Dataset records

>>>

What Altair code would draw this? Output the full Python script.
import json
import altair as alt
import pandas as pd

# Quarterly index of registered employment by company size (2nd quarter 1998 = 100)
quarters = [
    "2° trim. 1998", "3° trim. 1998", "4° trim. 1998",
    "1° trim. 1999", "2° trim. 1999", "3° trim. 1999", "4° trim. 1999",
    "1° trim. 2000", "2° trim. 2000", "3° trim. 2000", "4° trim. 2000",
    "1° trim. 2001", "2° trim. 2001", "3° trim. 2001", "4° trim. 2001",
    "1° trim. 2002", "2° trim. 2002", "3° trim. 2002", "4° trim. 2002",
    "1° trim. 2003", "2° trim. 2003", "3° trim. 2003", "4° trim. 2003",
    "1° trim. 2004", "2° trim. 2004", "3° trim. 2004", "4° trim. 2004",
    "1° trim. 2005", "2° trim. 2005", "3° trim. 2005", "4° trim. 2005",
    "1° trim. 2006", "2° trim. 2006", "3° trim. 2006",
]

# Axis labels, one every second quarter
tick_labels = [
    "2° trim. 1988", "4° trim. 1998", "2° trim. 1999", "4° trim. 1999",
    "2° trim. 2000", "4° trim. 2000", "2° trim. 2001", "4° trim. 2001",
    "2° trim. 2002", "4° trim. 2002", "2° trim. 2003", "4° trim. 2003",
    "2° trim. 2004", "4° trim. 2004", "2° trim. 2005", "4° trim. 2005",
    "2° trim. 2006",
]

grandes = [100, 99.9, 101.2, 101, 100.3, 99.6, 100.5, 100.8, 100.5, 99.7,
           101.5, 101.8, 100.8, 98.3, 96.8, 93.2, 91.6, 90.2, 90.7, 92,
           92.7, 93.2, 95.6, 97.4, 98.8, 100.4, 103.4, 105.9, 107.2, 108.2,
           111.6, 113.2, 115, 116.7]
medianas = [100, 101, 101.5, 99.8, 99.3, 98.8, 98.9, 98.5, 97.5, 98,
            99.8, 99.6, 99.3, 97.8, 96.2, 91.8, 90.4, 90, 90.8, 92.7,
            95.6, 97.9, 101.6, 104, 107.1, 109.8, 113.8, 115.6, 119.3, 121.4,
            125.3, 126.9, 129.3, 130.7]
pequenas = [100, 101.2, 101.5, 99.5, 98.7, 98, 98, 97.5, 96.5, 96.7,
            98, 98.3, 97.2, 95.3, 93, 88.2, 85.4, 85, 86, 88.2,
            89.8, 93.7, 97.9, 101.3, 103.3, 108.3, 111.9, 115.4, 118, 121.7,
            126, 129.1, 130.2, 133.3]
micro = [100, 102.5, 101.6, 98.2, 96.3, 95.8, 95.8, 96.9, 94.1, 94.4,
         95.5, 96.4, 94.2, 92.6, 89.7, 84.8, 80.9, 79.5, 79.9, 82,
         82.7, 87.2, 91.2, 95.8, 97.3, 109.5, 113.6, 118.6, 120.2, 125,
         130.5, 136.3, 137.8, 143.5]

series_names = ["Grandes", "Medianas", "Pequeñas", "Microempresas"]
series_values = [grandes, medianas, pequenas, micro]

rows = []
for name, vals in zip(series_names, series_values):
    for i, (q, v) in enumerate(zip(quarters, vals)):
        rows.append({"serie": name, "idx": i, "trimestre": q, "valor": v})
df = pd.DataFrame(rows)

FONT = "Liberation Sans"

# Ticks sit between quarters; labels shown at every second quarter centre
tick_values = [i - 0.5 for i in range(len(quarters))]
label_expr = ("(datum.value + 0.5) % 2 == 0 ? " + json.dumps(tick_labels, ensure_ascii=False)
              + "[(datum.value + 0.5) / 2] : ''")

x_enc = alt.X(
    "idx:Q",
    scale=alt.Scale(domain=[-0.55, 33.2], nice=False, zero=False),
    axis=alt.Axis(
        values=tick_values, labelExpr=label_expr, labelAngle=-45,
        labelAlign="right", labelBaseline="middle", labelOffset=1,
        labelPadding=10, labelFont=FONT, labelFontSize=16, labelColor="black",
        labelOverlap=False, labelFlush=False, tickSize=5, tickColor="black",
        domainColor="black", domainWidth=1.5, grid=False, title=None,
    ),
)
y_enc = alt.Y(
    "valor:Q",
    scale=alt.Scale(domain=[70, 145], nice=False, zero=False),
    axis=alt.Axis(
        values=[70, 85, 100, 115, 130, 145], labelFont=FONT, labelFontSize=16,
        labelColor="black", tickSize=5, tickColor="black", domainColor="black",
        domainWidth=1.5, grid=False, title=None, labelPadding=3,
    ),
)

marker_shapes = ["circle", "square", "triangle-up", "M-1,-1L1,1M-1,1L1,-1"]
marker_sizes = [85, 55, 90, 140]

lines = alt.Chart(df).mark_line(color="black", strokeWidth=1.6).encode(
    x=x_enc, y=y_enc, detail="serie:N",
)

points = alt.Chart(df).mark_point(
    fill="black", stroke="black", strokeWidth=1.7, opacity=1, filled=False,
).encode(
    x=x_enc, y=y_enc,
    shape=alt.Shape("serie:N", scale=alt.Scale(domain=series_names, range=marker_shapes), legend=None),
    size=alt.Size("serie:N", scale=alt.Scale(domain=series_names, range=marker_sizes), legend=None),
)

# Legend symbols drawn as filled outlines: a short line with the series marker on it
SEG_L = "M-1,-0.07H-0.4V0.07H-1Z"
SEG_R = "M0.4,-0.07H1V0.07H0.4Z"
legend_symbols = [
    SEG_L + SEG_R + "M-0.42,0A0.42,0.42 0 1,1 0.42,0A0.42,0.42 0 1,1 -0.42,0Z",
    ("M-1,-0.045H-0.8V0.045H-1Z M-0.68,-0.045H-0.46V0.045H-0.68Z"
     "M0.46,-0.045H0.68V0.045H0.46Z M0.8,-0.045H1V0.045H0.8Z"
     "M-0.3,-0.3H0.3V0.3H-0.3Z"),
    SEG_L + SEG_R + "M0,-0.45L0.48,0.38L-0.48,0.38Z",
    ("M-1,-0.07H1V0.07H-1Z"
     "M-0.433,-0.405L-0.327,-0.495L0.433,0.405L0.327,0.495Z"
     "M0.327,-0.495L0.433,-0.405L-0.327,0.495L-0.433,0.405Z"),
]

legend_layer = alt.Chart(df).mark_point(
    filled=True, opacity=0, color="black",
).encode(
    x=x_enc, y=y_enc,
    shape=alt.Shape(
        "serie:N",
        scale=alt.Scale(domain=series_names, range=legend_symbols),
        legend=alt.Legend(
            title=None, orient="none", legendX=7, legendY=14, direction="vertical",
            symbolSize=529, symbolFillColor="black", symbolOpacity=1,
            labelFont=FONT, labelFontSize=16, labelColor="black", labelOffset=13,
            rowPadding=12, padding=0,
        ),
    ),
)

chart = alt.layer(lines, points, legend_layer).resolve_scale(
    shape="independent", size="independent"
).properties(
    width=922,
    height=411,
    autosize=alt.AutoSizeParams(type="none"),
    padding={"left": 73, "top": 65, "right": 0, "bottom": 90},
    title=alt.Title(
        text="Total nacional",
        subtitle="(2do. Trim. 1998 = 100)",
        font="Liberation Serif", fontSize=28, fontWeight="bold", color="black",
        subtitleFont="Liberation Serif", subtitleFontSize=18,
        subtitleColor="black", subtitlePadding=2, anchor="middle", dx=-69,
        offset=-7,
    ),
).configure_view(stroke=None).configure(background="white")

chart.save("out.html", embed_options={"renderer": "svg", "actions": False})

<<<
>>>

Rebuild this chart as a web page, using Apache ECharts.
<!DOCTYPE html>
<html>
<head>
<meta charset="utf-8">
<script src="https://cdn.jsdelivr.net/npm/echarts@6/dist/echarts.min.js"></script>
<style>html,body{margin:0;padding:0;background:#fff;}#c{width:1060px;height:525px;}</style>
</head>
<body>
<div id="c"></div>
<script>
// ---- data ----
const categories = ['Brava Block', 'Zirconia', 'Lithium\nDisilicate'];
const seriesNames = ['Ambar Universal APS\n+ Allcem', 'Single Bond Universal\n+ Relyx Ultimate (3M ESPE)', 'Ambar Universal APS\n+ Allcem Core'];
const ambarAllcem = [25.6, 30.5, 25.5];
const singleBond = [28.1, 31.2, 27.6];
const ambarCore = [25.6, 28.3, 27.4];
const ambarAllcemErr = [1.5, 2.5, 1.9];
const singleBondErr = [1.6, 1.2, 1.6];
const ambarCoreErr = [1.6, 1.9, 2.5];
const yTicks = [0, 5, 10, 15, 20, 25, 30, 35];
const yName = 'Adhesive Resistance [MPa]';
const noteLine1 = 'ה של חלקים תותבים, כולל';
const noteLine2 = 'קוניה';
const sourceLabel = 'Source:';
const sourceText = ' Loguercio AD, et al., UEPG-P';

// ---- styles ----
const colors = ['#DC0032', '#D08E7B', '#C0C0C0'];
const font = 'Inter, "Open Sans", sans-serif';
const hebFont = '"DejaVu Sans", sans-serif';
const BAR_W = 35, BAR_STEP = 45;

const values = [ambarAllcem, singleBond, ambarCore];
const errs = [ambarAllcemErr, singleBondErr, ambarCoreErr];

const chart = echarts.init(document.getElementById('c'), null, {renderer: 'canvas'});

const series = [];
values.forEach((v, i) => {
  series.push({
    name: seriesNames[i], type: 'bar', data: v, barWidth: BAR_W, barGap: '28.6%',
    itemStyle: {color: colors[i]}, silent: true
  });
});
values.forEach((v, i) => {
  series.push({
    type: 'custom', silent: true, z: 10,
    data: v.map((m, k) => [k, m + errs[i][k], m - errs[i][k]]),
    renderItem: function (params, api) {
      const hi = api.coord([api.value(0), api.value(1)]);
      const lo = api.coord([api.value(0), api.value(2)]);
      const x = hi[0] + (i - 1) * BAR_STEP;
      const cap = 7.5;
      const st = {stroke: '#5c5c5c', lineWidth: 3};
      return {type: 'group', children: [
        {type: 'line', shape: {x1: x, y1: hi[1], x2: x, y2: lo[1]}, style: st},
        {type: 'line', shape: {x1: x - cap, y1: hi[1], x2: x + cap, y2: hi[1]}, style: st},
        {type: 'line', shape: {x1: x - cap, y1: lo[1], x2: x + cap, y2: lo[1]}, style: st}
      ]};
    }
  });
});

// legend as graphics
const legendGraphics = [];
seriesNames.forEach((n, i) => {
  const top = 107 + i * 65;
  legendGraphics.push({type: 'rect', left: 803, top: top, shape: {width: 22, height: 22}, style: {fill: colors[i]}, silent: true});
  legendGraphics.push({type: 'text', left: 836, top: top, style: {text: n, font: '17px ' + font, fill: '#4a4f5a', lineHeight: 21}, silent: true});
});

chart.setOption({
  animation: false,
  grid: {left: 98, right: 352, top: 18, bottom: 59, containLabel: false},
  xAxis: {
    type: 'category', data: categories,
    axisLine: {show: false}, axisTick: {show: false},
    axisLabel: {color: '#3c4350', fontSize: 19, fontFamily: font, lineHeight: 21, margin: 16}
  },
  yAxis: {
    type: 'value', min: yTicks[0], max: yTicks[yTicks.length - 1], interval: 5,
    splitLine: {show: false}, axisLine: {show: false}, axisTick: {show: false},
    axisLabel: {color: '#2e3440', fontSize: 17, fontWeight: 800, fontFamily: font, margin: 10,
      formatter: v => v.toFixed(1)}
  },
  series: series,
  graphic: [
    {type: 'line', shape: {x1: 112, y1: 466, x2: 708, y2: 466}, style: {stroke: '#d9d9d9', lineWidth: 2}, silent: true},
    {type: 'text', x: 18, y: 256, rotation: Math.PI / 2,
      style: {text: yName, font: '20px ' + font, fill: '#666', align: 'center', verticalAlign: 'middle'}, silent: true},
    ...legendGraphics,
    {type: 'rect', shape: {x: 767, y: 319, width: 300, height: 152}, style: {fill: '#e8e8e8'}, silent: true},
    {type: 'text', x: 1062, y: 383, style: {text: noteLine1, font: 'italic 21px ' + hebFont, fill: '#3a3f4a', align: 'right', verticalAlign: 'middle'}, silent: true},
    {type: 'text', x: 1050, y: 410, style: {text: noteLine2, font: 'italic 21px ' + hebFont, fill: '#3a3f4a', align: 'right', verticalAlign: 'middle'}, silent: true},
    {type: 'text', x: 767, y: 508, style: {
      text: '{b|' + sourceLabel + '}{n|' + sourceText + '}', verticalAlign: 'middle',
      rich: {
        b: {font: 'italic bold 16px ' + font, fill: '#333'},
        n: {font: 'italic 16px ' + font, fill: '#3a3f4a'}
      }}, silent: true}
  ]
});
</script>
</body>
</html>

<<<

Set down, exactly and alone, the run of lines from the line that has "What Altair code" to the line that has "import pandas as pd".

Finished answer ::
What Altair code would draw this? Output the full Python script.
import json
import altair as alt
import pandas as pd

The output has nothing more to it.